>> start MATERIAL
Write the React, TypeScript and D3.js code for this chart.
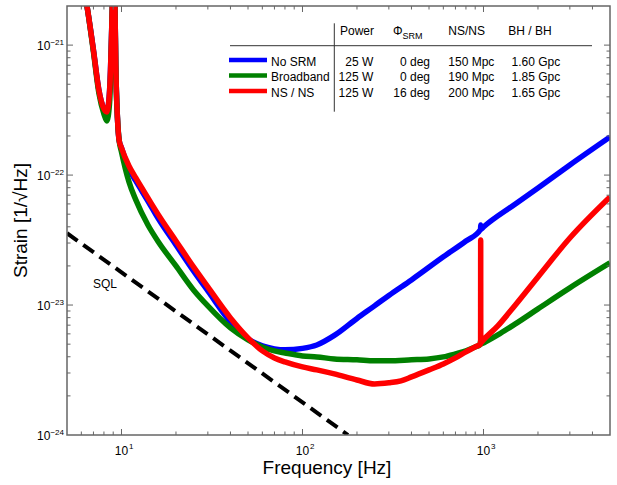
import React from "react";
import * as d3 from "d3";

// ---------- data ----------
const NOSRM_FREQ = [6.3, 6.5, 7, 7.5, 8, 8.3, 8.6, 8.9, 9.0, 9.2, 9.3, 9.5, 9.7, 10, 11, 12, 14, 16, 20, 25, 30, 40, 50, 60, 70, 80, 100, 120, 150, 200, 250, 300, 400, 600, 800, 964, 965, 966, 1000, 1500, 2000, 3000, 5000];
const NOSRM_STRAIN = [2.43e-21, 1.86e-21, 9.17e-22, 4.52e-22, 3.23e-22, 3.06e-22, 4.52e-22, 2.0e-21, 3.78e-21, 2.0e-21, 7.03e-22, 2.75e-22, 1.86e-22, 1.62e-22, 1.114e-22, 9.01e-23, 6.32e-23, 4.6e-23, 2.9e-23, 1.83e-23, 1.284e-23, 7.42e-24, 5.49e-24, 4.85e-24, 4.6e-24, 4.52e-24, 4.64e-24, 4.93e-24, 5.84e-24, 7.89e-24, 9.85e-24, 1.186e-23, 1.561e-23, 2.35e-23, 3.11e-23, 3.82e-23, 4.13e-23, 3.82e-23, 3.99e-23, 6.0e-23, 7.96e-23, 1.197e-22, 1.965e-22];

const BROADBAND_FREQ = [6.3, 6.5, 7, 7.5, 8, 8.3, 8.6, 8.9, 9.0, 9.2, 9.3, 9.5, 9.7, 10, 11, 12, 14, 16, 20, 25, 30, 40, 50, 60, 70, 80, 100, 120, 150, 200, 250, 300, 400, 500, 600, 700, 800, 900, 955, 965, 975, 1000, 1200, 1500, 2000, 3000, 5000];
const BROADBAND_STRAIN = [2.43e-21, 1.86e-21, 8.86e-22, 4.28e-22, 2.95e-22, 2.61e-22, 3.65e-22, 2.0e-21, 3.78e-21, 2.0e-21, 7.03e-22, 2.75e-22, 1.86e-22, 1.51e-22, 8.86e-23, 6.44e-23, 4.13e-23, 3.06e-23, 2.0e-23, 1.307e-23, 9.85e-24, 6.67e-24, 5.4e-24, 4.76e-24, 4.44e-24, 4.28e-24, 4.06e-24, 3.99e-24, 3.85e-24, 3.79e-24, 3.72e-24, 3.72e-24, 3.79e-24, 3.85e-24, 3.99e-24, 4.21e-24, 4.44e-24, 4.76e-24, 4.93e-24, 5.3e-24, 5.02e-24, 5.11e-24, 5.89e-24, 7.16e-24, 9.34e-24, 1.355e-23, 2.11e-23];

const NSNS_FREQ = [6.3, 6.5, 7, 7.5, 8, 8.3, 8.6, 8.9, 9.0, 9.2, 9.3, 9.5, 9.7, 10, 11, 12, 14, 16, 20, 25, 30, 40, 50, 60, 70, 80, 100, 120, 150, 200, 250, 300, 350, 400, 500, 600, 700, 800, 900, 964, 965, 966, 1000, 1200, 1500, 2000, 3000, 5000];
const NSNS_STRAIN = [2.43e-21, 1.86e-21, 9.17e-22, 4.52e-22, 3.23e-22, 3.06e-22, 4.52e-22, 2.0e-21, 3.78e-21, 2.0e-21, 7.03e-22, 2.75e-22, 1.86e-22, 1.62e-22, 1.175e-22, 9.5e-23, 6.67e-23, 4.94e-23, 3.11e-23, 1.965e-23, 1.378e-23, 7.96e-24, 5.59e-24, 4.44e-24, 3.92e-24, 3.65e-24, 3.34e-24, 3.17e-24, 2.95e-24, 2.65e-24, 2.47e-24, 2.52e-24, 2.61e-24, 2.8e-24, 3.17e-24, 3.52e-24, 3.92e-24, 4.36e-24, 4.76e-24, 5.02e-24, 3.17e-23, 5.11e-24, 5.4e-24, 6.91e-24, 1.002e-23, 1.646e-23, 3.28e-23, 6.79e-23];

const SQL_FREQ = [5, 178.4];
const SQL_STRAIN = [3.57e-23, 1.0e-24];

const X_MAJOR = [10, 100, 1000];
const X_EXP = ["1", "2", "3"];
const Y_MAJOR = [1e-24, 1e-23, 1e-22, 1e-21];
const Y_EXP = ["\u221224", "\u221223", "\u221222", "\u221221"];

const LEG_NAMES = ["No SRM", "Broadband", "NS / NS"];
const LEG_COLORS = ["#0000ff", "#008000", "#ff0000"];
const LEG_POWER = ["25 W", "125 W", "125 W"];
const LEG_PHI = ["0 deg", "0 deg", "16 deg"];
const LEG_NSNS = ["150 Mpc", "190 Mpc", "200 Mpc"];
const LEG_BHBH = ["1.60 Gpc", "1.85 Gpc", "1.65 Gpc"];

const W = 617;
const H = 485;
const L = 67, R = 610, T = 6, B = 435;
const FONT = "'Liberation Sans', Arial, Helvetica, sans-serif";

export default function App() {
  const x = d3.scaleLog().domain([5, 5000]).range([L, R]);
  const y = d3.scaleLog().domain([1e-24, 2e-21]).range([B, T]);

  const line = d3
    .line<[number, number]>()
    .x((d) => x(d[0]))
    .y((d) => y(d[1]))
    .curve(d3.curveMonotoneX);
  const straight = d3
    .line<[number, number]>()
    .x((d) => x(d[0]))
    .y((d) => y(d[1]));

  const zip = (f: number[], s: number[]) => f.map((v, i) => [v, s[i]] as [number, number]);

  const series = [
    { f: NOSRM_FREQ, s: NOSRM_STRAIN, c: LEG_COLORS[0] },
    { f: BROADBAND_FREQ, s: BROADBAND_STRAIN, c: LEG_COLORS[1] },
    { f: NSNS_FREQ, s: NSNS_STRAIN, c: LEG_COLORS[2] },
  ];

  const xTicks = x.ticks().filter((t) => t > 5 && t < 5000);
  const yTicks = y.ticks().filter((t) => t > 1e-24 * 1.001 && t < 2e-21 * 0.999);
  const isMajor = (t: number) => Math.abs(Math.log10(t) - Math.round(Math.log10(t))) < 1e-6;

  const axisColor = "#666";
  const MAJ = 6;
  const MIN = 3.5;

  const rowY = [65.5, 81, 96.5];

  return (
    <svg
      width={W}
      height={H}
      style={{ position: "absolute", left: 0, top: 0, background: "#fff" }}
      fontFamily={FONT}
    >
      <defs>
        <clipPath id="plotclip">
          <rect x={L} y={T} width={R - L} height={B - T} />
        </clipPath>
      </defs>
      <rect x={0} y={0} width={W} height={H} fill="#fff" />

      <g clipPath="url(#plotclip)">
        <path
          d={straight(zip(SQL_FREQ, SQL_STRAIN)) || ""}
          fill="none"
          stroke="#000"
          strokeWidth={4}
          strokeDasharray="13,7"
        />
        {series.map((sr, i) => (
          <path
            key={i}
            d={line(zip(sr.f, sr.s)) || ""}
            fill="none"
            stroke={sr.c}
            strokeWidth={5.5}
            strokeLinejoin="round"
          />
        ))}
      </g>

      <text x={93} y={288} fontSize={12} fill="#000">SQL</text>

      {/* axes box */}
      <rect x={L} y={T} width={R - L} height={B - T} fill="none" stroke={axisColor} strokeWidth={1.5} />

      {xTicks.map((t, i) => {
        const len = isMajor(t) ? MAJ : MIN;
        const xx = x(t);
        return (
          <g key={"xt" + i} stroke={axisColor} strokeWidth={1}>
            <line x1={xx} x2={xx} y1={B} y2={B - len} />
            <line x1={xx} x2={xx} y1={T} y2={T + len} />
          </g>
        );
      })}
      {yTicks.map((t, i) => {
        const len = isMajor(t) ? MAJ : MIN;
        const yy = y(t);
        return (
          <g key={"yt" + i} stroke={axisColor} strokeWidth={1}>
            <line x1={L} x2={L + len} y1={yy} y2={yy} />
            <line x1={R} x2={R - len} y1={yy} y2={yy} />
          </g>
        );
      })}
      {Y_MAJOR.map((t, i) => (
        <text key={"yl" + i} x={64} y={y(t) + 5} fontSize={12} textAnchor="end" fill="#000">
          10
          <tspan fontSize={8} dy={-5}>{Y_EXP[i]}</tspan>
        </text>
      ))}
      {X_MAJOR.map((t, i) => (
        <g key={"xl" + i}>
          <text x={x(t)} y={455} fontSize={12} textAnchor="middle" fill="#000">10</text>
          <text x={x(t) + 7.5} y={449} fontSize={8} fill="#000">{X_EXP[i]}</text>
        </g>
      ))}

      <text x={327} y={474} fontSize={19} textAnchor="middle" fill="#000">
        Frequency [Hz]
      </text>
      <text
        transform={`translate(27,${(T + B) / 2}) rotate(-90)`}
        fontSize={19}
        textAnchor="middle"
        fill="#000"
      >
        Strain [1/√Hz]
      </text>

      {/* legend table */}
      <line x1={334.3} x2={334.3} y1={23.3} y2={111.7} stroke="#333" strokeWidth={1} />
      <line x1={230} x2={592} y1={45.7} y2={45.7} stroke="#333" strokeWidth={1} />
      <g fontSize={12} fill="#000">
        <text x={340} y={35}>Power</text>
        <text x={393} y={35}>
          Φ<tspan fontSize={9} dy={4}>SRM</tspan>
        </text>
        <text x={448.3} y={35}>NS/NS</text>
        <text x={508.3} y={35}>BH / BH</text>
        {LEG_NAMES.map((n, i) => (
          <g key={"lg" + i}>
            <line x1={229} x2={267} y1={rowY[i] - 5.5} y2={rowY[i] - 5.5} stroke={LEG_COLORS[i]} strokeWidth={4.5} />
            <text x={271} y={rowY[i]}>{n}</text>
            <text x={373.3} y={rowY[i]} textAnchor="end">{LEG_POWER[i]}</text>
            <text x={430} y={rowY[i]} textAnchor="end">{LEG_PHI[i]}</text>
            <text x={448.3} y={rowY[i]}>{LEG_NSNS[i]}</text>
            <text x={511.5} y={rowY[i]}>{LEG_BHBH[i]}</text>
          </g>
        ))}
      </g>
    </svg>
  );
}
>> end MATERIAL
PROBLEM DETAILS: Copy nothing but the lines from the top of the material through the line holding "import * as", exactly as written; omit pictures.

THE OUTPUT:
Write the React, TypeScript and D3.js code for this chart.
import React from "react";
import * as d3 from "d3";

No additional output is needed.